Warner Bros. is doubling down on free-to-play, live-service and mobile – WGB


During a recent Morgan Stanley speaking event, Warner Bros. Discovery gaming boss J.B. Perrette addressed the company’s plans going forward in the gaming space and has also seemingly confirmed what we all feared: they haven’t learned anything from Suicide Squad: Kill the Justice League and intend on chasing the free-to-play and live-service markets even more aggressively.

The talk of gaming came in the closing minutes. Perrette described Warner Bros. as a historically console-focused company creating triple-A games, but he described that market as very volatile.

“As you know, that’s a great business when you have a hit like Harry Potter, it makes the year look amazing, and then when you don’t have a release, or unfortunately we also have disappointments – we just release Suicide Squad this quarter which was not as strong. It just makes it very volatile.”

Hogwarts Legacy, of course, was the best-selling game in the world in 2023, managing to shift an incredible 22m copies. Meanwhile, Suicide Squad: Kill the Justice League, which was positioned as a live-service game, has struggled to find an audience.

Truthfully, while Perrette’s comments have sparked intense backlash, I do see their point. The triple-A gaming space has seen budgets skyrocket and development times lengthen, so any triple-A title that fails to make a dent, like Suicide Squad: Kill the Justice League, is a massive monetary loss.

However, his comments also feel tone-deaf and ignorant. Suicide Squad: Kill the Justice League failed because it was a premise nobody wanted featuring characters people aren’t interested in bolted to a live-service looter-shooter that nobody asked for which took an ungodly amount of time to develop. And yet, Perrette’s response is that Warner Bros. wants to delve even deeper into the live-service hellscape.

“We’re doubling down on games as an area where we think there is a lot more growth opportunity that we can tap into with the IP that we have and some of the capabilities we have on the studio where we’re uniquely positioned as both a publisher and a developer of games,” Perrette said.

He also talks more specifically about those IPs, stating that the company’s gaming business is built around four key IPs: Harry Potter, Game of Thrones, Mortal Kombat and DC.

“Rather than just launching a one-and-done console game, how do we develop a game around, for example, a Hogwarts Legacy or Harry Potter, that is a live service where people can live and work and build and play in that world in an ongoing basis?” he continued.

To that end, Perrette stated that Warner Bros. is looking to focus more heavily on live service, free-to-play and mobile gaming with the goal being to give them a more “holistic” business model and more reliable income.

However, the free-to-play and live-service landscapes are already over-saturated and dominated by a couple of key players. Warner Bros. wants its slice of the Fortnite pie while ignoring the growing piles of live service and free-to-play corpses, all chasing the same thing. It’s almost like Warner Bros.’s answer to Suicide Squad failing is to double down on what makes Suicide Squad fail.
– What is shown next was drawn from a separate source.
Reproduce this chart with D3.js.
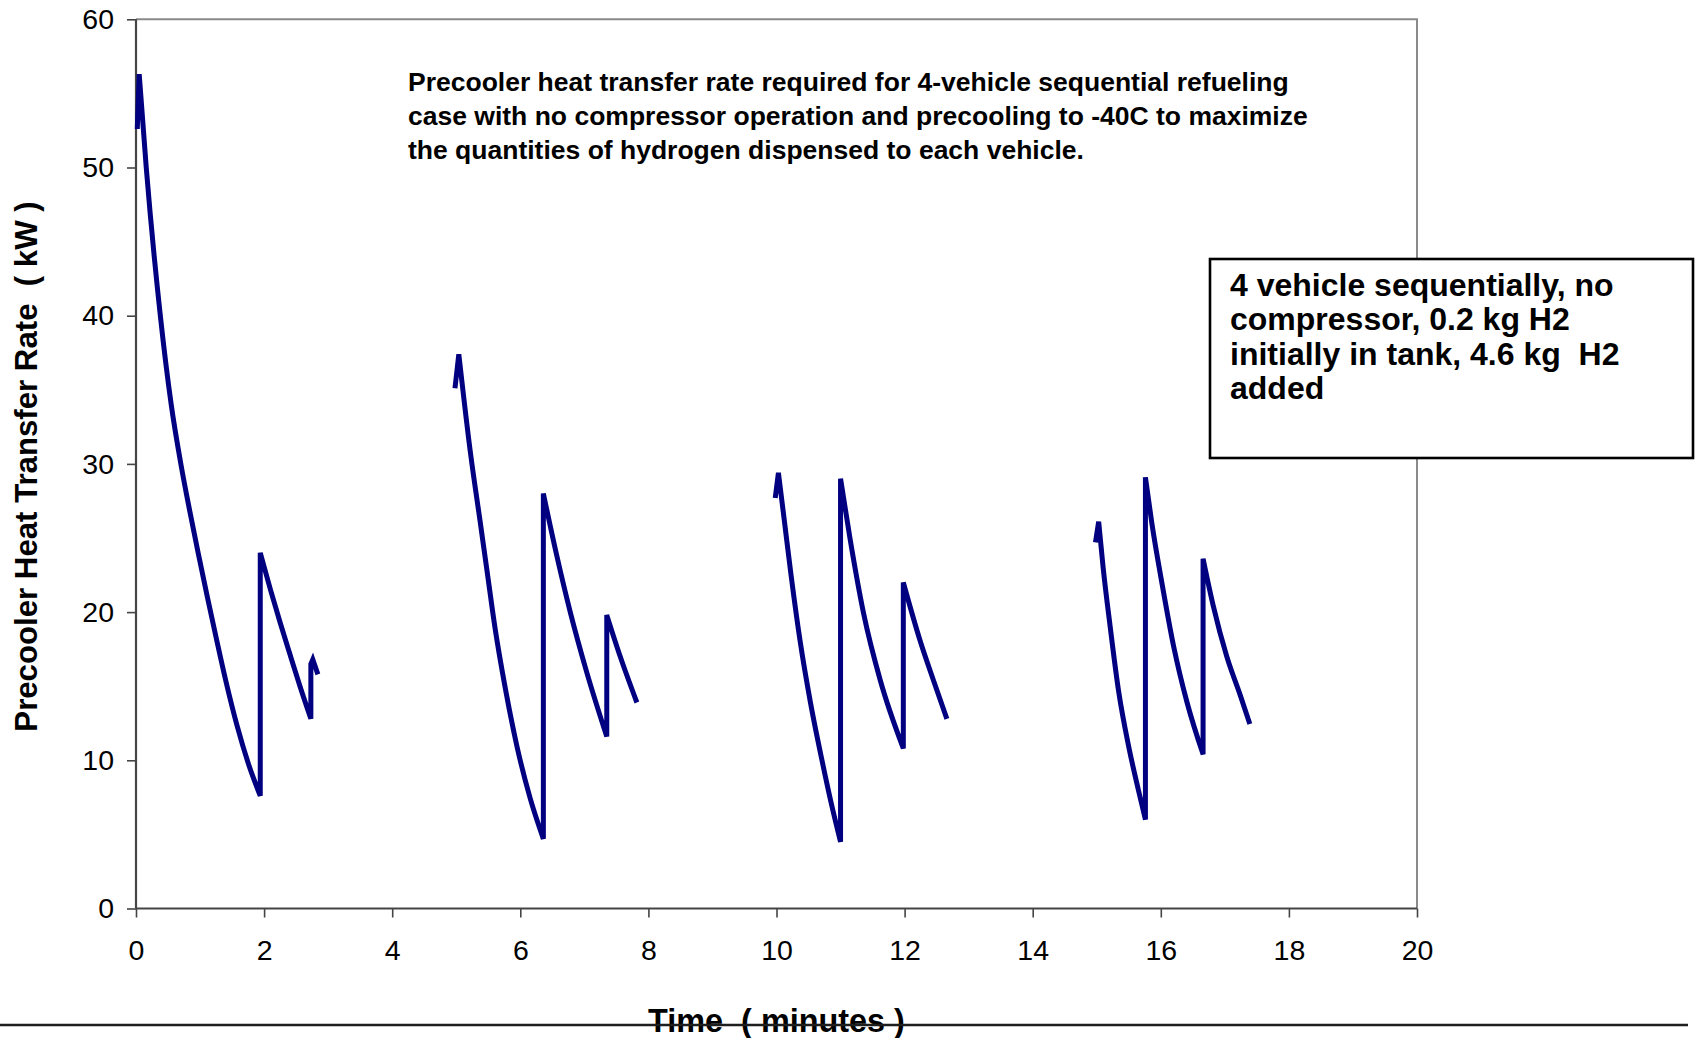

But there’s always a chance. The massive success of Helldivers 2 proves that there are still niches to be carved out. The key, of course, is that Helldivers 2 is an excellent game first and foremost, and a live-service title second that earns its monetization. Nowhere in Perrette’s statement does he address the simple idea that making a good game needs to come first and that being a good game based on a popular license made Hogwarts Legacy incredibly successful without the need for season passes or boosters.

Mind you, he was talking at a Morgan Stanley event which is aimed at shareholders, so that audience probably isn’t interested in the finer details of the gaming landscape.